Productive Engagement in the Community

NLTS2 considered youth with disabilities as being productively engaged in the community if they had participated in employment, education, and/or job training activities since leaving secondary school. Addressing this broader concept of engagement, rather than considering individual outcomes (employment or postsecondary education) separately, was encouraged by the advisory panel during the design of the initial NLTS; as a result, NLTS was one of the first studies to present a broader perspective on how youth and young adults with disabilities could be productively engaged in their communities. The advisory panel for the current study continued to endorse that view of engagement. The importance of this broader view of what constitutes a successful transition is now incorporated in the current federal policy that requires states to collect data on "Indicator 14"—i.e., "the percent of youth who had IEPs, are no longer in secondary school, and who have been competitively employed, enrolled in some type of postsecondary school, or both, within one year of leaving high school" (20 U.S.C. 1416(a)(3)(B)). The NLTS2 operationalization of this concept, as endorsed by the NLTS2 design advisory panel, is somewhat broader than Indicator 14, in that NLTS2 includes all forms of employment, not just competitive employment, and includes job training as a productive form of preparation for work, in addition to enrollment in postsecondary education.

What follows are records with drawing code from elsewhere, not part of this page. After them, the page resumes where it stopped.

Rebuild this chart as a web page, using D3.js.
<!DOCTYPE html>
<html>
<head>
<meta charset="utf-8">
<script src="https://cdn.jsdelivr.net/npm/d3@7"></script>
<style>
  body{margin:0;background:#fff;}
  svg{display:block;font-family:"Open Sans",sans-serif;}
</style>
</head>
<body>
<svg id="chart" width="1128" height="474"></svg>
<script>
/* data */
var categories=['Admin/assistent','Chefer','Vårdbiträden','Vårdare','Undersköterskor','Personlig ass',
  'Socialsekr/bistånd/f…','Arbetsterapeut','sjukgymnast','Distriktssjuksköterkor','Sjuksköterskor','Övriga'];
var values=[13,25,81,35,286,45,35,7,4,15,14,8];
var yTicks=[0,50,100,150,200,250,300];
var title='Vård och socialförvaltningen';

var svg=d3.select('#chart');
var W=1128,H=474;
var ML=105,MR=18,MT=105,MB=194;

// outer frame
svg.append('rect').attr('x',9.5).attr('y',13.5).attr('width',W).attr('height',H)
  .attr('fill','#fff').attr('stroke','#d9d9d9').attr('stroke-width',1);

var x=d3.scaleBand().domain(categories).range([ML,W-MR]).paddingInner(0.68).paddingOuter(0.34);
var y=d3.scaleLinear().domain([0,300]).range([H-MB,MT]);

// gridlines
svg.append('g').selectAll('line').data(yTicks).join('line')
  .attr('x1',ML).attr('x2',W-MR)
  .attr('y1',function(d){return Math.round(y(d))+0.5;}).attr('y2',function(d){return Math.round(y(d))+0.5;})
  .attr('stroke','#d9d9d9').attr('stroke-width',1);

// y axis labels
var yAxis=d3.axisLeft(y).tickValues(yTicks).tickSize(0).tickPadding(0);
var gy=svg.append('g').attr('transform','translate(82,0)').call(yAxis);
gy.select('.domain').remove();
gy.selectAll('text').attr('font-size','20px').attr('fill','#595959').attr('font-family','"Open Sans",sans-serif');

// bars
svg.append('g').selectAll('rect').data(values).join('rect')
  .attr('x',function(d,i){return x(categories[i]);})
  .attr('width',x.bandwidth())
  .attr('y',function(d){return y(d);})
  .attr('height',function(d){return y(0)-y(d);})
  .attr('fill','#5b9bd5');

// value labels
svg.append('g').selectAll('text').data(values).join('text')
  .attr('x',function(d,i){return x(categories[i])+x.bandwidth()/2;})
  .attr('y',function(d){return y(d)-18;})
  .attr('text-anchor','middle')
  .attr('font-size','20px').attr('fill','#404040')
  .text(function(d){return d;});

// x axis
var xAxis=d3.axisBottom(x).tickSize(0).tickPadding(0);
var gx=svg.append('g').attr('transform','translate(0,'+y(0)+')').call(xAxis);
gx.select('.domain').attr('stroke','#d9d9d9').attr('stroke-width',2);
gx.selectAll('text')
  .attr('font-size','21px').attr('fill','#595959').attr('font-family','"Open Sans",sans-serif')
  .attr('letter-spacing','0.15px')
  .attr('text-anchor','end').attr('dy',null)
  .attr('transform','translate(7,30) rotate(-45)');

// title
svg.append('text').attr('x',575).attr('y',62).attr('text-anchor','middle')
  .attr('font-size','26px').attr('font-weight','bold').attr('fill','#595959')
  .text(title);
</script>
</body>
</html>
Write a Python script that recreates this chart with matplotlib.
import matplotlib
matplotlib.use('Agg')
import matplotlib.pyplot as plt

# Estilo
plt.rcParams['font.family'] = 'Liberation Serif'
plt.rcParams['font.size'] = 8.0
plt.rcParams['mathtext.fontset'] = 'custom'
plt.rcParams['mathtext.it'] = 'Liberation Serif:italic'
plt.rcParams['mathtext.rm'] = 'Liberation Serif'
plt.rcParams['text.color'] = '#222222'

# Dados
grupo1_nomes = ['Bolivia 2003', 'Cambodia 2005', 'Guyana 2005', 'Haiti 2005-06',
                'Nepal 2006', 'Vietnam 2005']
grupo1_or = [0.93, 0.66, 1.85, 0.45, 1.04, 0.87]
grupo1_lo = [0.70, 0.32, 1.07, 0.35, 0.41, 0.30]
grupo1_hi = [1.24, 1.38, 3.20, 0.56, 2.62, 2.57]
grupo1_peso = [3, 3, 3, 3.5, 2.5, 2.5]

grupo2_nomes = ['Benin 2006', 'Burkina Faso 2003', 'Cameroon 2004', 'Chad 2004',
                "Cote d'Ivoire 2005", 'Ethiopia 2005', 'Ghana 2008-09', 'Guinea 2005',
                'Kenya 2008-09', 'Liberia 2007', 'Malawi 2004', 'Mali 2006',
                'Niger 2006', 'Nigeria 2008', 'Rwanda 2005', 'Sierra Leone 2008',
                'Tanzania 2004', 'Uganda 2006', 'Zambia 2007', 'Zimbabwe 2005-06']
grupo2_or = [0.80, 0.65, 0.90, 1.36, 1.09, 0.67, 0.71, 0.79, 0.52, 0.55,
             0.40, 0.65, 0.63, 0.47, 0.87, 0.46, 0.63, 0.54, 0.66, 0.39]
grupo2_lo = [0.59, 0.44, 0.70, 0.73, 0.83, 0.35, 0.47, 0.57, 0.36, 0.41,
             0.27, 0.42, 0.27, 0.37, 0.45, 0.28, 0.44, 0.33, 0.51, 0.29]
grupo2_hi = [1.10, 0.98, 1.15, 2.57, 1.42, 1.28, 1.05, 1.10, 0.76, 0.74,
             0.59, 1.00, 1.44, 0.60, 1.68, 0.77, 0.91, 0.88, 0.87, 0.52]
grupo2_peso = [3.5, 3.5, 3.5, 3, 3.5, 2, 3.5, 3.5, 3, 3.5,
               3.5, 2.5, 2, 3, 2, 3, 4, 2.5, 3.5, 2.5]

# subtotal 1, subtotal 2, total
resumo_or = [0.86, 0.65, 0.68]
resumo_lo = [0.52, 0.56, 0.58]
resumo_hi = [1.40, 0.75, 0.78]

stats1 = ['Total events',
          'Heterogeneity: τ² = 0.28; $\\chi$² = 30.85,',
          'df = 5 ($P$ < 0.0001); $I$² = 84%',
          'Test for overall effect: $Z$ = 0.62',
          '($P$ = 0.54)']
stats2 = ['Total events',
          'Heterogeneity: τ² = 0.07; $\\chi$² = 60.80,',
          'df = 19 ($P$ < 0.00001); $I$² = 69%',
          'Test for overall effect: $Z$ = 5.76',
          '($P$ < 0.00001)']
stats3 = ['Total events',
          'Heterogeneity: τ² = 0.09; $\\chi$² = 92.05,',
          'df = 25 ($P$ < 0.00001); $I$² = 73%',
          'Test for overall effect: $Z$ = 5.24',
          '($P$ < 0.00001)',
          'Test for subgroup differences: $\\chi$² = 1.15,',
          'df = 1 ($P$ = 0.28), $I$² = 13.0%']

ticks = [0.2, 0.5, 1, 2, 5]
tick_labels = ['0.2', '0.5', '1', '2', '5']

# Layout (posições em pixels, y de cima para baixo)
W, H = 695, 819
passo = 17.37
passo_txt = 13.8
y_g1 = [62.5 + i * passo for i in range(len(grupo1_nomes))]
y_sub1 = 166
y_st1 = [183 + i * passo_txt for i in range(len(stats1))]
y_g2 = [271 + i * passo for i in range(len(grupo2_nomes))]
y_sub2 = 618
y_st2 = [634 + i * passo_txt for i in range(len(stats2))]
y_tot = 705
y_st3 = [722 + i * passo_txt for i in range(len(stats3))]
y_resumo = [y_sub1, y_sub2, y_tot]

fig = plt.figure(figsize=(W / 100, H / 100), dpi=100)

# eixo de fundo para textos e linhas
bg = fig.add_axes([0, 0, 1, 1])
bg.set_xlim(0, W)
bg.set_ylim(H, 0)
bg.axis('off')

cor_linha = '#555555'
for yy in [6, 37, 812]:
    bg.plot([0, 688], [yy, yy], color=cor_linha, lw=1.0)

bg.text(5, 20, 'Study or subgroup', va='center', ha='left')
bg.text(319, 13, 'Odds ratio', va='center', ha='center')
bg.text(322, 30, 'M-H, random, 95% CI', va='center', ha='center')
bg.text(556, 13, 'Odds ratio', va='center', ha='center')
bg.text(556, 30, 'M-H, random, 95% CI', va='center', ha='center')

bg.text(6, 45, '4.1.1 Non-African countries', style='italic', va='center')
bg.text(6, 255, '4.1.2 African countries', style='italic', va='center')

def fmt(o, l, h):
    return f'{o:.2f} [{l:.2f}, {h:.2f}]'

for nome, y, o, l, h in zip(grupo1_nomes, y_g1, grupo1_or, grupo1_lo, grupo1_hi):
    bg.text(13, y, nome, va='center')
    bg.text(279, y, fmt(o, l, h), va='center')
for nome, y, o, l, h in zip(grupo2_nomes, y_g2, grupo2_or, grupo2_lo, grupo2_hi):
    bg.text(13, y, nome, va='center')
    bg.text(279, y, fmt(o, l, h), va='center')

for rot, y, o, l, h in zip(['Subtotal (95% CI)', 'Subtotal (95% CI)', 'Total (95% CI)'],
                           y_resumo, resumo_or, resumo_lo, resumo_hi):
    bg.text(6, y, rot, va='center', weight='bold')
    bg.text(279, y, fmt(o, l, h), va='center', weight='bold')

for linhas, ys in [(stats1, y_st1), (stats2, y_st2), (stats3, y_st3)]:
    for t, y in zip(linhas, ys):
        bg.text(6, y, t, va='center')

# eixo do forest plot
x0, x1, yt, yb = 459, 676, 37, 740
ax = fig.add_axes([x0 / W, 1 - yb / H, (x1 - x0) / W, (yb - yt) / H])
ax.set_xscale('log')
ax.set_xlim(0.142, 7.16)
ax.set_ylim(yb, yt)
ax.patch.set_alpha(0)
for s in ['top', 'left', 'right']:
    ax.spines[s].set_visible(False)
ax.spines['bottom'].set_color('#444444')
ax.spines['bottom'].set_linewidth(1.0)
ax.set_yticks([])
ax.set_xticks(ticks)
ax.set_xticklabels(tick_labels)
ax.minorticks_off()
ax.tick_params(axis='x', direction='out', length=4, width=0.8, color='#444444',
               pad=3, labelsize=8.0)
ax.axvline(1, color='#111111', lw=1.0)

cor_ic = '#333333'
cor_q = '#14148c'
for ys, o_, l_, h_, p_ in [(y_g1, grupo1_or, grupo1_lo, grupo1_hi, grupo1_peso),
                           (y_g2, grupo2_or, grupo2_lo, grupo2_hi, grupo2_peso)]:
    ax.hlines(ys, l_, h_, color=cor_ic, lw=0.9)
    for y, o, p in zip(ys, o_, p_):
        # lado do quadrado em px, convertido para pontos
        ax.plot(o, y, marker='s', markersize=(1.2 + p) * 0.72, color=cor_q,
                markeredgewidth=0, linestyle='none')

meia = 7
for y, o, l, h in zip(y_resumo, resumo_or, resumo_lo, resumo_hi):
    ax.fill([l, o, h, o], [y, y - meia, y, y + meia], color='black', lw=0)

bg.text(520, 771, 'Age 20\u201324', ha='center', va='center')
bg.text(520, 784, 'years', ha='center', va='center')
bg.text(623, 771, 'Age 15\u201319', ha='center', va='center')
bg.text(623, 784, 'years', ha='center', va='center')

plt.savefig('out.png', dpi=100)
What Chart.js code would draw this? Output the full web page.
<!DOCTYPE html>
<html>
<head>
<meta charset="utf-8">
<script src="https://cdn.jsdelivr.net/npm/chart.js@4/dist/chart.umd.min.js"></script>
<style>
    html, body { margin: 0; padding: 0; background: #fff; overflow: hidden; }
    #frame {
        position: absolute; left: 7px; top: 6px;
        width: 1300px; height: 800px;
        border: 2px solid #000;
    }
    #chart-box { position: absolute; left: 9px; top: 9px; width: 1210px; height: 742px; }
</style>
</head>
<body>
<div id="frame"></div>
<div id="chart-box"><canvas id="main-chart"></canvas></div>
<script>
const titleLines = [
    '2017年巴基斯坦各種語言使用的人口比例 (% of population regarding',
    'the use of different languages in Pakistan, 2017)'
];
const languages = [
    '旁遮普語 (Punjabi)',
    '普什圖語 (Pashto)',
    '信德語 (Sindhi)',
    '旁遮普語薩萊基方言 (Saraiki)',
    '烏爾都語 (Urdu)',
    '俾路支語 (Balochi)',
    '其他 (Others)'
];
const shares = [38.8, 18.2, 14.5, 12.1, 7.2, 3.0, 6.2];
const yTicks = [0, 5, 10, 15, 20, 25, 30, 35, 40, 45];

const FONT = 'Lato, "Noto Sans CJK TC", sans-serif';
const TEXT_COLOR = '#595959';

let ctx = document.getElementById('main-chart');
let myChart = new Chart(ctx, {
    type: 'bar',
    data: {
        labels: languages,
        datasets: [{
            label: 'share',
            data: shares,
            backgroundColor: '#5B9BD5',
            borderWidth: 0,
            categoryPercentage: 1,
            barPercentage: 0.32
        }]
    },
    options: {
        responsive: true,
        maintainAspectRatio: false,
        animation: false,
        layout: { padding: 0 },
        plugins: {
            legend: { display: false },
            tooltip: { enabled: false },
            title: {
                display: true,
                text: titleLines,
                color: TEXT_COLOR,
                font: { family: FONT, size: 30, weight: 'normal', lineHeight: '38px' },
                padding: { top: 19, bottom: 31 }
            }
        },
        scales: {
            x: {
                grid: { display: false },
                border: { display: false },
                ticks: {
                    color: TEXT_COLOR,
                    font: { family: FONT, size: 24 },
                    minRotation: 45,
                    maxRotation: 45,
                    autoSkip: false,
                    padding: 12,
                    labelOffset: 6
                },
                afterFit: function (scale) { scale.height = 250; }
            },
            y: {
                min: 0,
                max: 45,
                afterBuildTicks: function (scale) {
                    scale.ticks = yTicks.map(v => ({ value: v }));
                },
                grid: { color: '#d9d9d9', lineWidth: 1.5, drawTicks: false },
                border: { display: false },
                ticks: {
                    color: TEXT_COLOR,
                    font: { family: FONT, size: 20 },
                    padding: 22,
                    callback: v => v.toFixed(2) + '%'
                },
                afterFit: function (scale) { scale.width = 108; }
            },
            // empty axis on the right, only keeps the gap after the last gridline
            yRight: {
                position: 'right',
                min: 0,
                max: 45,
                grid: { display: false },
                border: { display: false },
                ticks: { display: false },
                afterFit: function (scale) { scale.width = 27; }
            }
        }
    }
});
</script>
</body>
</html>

  • Eighty-five percent of youth with disabilities who had been out of secondary school up to 4 years were reported to have been engaged in employment, postsecondary education, and/or job training during this post-high school period.
  • Thirty-six percent had paid employment as their only mode of engagement.
  • Thirty-one percent had been employed since leaving high school and also had been enrolled in postsecondary education.
  • Nine percent had been employed and also involved in other activities, including job training.
  • Postsecondary education was the only mode of engagement since high school for 6 percent of those with disabilities.